Research & Papers

On Agentic Behavioral Modeling

Treating AI models as cognitive hypotheses to explain behavior...

Deep Dive

Researchers from leading European institutions have introduced agentic behavioral modeling (ABM), a formal framework that bridges theoretical neuroscience, decision theory, and AI. The paper, published on arXiv, treats artificial agents as latent, generative hypotheses about cognitive mechanisms and evaluates them based on statistical adequacy in explaining human behavioral data. The authors derive explicit conditional log-likelihoods for behavioral inference and validate model variants through parameter recovery simulations.

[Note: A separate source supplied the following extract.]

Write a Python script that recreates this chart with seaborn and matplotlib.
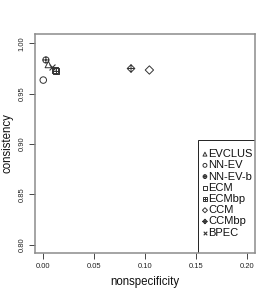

ABM is applied to two minimal laboratory paradigms: a binary perceptual contrast-discrimination task and a symmetric two-armed bandit learning task. The framework provides an agent-centric interpretation of the psychometric function, derives optimal policies, and mathematically proves the equivalence between Rescorla-Wagner learning and Bayesian inference in symmetric bandits. This work offers a practical foundation for applying ABM to cognitive behavioral science, enabling researchers to test AI-driven models against real human behavior.

Key Points
  • ABM treats AI agents as generative hypotheses evaluated by statistical fit to human behavior
  • Applied to two tasks: perceptual contrast-discrimination and symmetric two-armed bandit learning
  • Shows formal equivalence between Rescorla-Wagner learning and Bayesian inference in symmetric bandits

Why It Matters

Provides rigorous statistical framework to bridge AI model evaluation with human cognitive neuroscience experiments.